Stated problem: Output the first line of the listing and each line after it, up to and including the line that contains "bombax_height_yticks = [0, 5, 10, 15]", exactly as written, minus the pictures.

Provided data:
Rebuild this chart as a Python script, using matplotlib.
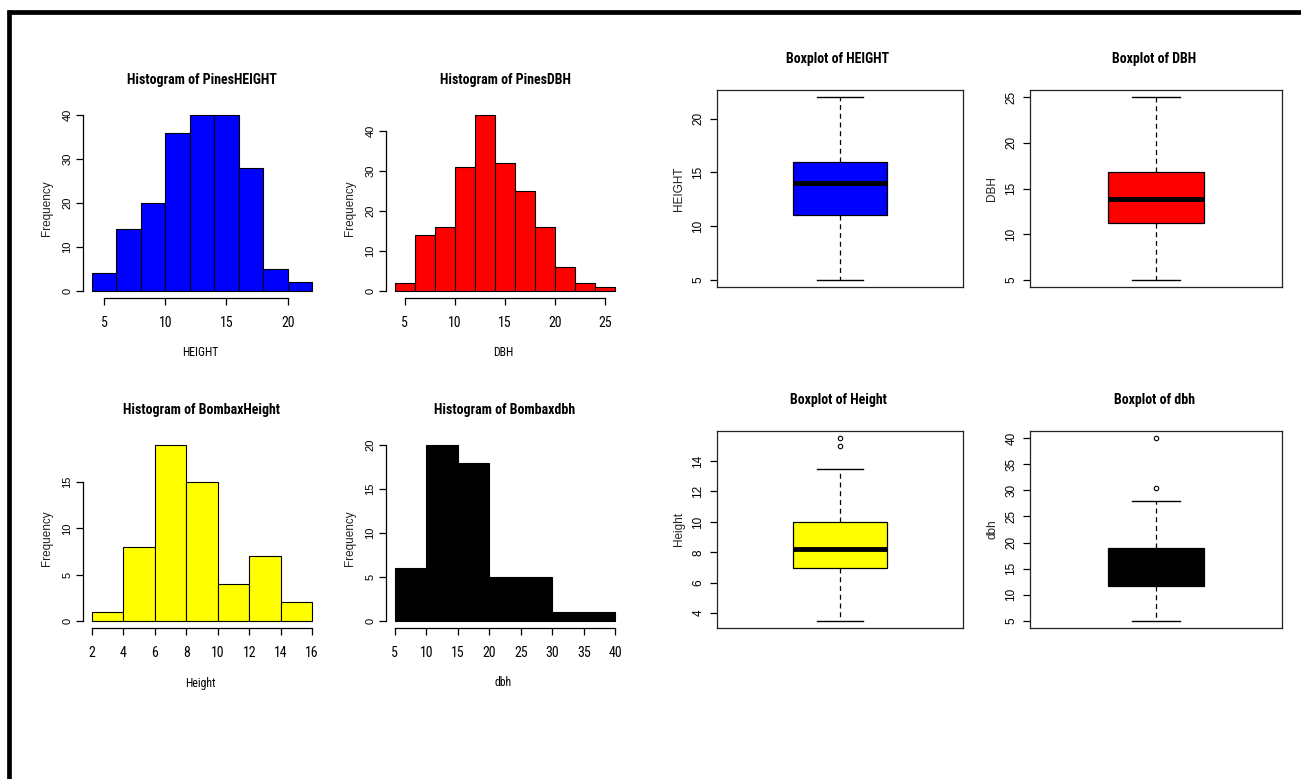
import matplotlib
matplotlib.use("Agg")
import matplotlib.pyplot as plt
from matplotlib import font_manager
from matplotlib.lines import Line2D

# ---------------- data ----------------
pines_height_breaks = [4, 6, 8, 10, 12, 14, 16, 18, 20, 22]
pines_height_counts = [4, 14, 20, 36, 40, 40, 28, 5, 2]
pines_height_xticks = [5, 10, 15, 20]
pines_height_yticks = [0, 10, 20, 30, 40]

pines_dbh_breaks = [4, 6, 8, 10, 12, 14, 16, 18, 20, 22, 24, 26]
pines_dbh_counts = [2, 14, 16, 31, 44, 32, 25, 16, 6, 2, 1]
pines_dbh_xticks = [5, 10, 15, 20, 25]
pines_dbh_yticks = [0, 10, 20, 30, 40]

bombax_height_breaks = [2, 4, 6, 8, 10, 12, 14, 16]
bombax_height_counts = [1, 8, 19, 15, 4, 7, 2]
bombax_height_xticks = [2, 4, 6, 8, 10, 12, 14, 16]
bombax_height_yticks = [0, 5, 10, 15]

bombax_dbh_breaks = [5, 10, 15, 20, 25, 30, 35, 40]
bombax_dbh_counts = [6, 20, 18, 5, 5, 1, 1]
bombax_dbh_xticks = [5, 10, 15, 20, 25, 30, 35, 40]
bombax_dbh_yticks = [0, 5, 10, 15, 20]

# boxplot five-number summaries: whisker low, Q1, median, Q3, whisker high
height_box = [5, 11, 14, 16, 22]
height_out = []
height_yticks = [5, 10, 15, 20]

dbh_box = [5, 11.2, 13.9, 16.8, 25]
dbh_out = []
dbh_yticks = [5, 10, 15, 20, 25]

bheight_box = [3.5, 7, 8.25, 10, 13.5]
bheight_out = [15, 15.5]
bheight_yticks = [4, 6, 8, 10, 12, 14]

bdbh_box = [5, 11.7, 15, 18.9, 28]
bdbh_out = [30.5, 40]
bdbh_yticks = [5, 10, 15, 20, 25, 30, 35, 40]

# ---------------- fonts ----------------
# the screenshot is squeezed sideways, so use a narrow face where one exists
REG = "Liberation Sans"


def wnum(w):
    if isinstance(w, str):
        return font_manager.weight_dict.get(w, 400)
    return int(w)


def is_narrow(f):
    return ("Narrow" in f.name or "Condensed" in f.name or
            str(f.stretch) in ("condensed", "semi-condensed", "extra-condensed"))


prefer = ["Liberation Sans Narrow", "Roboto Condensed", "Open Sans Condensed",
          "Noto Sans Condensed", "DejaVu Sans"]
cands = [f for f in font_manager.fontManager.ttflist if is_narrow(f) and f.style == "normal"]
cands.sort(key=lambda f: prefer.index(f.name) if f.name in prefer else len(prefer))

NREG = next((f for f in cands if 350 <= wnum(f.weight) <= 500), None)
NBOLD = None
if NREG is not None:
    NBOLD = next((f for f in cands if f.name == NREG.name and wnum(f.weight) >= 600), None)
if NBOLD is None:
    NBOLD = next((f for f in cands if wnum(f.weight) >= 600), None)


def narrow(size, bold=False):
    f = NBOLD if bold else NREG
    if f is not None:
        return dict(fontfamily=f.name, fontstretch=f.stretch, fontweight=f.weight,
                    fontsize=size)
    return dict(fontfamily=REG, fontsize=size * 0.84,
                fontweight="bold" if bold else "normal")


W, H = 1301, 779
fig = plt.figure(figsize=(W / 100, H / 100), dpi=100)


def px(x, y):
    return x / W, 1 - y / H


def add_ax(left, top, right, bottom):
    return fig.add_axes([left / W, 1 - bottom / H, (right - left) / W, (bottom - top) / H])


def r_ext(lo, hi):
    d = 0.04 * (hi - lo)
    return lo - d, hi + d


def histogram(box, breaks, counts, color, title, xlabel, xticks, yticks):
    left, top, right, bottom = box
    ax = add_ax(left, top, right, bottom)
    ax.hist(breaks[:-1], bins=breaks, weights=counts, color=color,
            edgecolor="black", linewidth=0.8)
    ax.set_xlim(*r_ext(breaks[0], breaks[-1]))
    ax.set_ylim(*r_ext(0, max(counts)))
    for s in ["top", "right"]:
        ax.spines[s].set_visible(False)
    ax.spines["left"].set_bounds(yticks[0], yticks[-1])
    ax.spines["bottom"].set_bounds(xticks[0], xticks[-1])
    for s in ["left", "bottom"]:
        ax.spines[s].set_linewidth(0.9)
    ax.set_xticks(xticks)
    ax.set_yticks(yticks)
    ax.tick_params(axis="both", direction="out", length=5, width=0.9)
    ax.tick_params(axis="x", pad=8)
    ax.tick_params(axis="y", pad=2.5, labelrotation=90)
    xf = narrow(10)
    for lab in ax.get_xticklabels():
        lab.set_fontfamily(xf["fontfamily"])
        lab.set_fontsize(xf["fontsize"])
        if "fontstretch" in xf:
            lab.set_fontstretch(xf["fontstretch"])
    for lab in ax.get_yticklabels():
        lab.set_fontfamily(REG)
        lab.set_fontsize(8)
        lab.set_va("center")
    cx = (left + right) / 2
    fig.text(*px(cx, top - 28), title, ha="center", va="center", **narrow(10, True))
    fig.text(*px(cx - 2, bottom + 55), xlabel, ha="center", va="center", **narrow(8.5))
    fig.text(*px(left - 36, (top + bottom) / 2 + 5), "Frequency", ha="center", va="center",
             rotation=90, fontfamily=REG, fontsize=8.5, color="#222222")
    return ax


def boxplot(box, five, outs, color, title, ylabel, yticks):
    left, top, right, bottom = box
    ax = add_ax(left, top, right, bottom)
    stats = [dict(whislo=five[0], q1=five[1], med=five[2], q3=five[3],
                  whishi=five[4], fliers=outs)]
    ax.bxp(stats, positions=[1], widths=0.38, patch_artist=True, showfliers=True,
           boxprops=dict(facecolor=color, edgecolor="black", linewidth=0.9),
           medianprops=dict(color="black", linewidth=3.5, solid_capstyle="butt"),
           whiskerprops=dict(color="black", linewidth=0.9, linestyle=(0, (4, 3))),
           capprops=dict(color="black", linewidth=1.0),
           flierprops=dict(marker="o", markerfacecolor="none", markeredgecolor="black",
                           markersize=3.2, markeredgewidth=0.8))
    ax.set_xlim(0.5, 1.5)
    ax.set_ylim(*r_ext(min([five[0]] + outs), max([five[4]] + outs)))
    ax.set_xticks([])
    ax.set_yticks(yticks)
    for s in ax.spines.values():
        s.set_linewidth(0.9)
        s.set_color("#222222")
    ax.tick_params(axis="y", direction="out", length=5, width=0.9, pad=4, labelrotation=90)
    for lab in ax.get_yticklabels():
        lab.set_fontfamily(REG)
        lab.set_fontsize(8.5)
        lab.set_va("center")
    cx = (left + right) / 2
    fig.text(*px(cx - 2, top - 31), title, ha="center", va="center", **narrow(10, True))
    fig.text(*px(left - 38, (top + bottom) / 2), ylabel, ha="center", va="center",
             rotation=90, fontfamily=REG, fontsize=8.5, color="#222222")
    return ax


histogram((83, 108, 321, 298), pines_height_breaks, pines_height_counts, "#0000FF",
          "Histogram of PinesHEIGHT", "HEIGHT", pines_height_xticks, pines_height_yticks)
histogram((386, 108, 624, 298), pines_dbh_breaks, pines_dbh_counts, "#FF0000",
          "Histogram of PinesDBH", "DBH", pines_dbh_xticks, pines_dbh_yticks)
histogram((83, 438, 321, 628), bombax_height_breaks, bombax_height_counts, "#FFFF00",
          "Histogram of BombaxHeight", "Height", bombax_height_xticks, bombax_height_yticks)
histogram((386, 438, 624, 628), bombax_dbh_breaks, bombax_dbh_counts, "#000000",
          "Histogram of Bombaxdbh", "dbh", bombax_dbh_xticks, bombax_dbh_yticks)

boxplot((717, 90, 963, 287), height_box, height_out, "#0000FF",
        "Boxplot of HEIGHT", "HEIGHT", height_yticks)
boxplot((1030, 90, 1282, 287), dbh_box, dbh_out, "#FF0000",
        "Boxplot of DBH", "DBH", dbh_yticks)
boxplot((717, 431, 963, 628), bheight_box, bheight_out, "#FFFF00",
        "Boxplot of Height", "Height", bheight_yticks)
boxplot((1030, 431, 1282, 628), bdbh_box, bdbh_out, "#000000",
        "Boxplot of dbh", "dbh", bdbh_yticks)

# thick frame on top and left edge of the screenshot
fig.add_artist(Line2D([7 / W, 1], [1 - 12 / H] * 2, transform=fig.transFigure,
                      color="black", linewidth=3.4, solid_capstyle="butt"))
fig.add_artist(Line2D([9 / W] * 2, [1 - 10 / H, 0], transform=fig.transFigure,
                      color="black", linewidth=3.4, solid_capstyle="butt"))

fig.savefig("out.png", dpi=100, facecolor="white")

Response:
Rebuild this chart as a Python script, using matplotlib.
import matplotlib
matplotlib.use("Agg")
import matplotlib.pyplot as plt
from matplotlib import font_manager
from matplotlib.lines import Line2D

# ---------------- data ----------------
pines_height_breaks = [4, 6, 8, 10, 12, 14, 16, 18, 20, 22]
pines_height_counts = [4, 14, 20, 36, 40, 40, 28, 5, 2]
pines_height_xticks = [5, 10, 15, 20]
pines_height_yticks = [0, 10, 20, 30, 40]

pines_dbh_breaks = [4, 6, 8, 10, 12, 14, 16, 18, 20, 22, 24, 26]
pines_dbh_counts = [2, 14, 16, 31, 44, 32, 25, 16, 6, 2, 1]
pines_dbh_xticks = [5, 10, 15, 20, 25]
pines_dbh_yticks = [0, 10, 20, 30, 40]

bombax_height_breaks = [2, 4, 6, 8, 10, 12, 14, 16]
bombax_height_counts = [1, 8, 19, 15, 4, 7, 2]
bombax_height_xticks = [2, 4, 6, 8, 10, 12, 14, 16]
bombax_height_yticks = [0, 5, 10, 15]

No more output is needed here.